— Start of Excerpted data —

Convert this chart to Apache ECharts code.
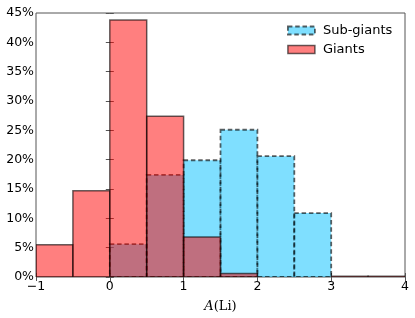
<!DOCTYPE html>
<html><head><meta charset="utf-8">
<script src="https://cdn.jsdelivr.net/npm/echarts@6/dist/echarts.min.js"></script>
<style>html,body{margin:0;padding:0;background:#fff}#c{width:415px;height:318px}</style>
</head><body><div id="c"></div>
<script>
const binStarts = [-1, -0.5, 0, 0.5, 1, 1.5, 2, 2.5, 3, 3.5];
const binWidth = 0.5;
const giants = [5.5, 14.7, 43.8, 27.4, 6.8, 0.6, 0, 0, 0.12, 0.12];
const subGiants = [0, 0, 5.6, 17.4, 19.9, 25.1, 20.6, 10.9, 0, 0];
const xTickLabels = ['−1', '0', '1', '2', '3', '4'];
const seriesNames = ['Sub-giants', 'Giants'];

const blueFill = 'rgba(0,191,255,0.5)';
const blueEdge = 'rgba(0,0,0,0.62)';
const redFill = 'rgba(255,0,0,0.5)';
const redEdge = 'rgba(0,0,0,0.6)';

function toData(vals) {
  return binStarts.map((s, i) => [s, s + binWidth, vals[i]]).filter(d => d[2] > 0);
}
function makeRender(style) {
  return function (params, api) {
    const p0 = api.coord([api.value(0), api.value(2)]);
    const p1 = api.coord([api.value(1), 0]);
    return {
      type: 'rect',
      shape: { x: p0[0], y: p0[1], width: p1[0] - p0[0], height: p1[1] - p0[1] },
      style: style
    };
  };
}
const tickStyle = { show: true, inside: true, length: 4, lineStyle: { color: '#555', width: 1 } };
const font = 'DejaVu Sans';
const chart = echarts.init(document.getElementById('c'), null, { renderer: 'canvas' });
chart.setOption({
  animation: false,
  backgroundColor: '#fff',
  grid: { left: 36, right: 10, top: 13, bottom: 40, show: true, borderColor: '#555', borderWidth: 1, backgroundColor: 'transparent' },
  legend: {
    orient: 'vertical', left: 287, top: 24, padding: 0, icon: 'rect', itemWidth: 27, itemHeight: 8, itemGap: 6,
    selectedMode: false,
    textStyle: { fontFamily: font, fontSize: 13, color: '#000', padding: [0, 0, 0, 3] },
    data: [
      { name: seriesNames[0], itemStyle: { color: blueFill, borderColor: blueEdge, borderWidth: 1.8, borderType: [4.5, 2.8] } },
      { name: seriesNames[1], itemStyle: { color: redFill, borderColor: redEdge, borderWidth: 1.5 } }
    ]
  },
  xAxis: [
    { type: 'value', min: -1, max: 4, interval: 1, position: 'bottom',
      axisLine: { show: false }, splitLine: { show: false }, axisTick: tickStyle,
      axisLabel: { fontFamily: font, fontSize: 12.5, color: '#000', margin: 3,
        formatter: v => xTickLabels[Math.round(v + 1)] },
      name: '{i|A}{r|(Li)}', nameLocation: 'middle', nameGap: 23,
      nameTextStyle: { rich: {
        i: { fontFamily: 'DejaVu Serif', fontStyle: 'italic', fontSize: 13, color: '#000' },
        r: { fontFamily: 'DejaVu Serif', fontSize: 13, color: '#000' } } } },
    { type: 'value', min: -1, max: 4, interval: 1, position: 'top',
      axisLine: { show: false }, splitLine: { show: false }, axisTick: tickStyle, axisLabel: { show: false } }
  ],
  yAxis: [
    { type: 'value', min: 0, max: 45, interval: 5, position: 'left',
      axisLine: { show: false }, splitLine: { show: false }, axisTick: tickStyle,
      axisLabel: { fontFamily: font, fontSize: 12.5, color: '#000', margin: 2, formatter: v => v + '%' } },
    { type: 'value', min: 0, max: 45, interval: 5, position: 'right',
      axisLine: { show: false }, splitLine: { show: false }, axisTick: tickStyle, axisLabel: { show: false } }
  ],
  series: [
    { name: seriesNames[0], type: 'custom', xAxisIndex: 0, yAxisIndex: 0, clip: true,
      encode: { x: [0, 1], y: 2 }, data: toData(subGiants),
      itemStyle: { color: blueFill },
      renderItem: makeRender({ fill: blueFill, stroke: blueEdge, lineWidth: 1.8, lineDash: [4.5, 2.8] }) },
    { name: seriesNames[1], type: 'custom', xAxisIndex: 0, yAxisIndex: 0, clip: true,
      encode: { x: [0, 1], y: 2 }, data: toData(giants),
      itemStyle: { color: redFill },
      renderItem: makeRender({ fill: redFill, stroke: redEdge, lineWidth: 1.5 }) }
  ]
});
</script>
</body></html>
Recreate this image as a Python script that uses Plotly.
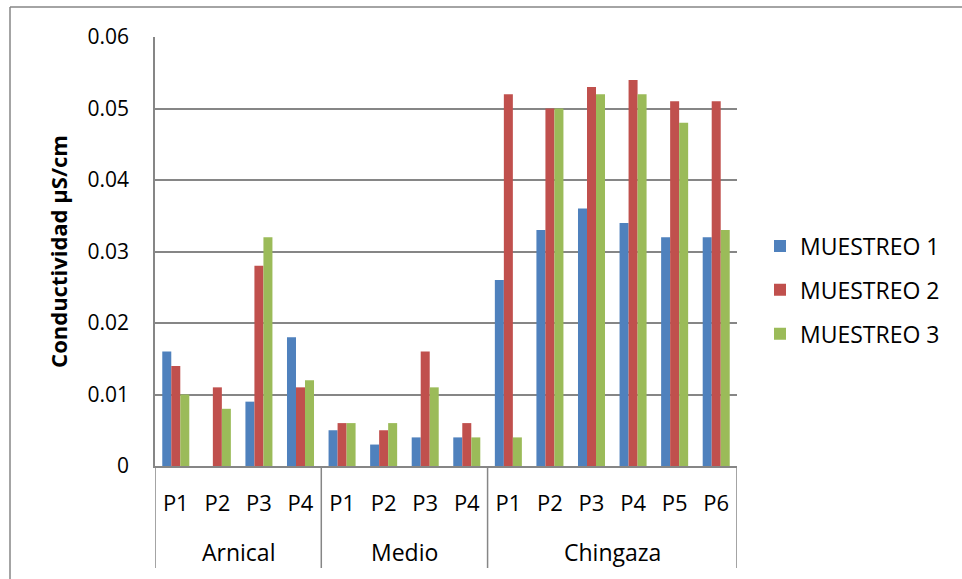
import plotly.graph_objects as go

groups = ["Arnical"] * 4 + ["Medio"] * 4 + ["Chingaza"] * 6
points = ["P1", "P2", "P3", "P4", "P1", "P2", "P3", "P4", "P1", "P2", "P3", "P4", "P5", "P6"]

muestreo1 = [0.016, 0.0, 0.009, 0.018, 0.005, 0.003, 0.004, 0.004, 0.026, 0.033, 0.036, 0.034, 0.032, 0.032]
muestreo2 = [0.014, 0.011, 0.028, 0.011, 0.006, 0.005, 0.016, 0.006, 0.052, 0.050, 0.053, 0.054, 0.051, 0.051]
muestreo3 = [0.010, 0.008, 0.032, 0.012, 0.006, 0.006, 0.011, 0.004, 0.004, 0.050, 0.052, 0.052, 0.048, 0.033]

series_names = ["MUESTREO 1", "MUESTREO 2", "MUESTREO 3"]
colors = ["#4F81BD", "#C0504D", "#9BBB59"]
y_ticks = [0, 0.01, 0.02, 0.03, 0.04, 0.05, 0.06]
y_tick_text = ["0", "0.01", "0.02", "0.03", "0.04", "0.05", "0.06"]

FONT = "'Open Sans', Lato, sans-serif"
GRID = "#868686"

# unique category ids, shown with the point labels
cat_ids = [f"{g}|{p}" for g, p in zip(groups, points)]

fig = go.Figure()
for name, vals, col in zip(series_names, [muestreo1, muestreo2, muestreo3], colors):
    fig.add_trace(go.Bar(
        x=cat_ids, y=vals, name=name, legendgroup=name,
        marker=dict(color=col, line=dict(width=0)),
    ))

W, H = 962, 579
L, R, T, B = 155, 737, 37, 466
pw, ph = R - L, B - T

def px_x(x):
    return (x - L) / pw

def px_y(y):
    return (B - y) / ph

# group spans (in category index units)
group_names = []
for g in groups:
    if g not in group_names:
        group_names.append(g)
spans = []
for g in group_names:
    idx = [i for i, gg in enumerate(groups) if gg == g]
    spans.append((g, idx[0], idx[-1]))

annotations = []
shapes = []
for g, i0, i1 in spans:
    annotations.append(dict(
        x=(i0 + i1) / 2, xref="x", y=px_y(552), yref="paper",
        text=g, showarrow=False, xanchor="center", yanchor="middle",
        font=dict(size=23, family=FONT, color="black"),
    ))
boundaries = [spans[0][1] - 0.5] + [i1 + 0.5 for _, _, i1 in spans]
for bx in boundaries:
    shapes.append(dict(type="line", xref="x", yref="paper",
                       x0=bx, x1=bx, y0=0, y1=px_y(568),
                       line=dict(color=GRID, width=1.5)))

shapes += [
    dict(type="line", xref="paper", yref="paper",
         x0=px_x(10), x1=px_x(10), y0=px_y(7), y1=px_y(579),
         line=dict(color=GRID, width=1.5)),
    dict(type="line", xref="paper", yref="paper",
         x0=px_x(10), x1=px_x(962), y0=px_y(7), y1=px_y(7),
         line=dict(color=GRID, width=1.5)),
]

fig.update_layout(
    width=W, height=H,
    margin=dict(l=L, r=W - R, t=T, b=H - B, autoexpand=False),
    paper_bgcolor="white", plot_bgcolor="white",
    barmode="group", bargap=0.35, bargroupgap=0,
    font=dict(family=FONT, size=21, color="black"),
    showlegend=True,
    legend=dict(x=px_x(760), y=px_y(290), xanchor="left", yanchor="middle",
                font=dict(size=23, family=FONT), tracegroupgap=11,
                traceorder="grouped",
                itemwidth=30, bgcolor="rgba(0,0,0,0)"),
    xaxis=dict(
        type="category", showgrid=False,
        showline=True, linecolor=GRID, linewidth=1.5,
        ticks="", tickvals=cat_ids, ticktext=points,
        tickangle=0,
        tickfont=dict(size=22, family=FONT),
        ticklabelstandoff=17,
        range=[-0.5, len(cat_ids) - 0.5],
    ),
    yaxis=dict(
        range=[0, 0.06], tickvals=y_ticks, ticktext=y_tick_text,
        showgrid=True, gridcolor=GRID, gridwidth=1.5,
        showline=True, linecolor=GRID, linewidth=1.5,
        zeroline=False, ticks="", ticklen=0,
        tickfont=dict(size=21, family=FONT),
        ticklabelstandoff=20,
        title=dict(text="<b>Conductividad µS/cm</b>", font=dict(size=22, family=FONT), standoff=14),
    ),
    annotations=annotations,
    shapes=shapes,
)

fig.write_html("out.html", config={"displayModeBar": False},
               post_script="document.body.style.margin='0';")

— End of Excerpted data —

**Problem to solve**
Pictures are excluded; extract exactly the lines from the start of the data through the line that holds "const redEdge = 'rgba(0,0,0,0.6)';", both ends included.

**Result of this task**
Convert this chart to Apache ECharts code.
<!DOCTYPE html>
<html><head><meta charset="utf-8">
<script src="https://cdn.jsdelivr.net/npm/echarts@6/dist/echarts.min.js"></script>
<style>html,body{margin:0;padding:0;background:#fff}#c{width:415px;height:318px}</style>
</head><body><div id="c"></div>
<script>
const binStarts = [-1, -0.5, 0, 0.5, 1, 1.5, 2, 2.5, 3, 3.5];
const binWidth = 0.5;
const giants = [5.5, 14.7, 43.8, 27.4, 6.8, 0.6, 0, 0, 0.12, 0.12];
const subGiants = [0, 0, 5.6, 17.4, 19.9, 25.1, 20.6, 10.9, 0, 0];
const xTickLabels = ['−1', '0', '1', '2', '3', '4'];
const seriesNames = ['Sub-giants', 'Giants'];

const blueFill = 'rgba(0,191,255,0.5)';
const blueEdge = 'rgba(0,0,0,0.62)';
const redFill = 'rgba(255,0,0,0.5)';
const redEdge = 'rgba(0,0,0,0.6)';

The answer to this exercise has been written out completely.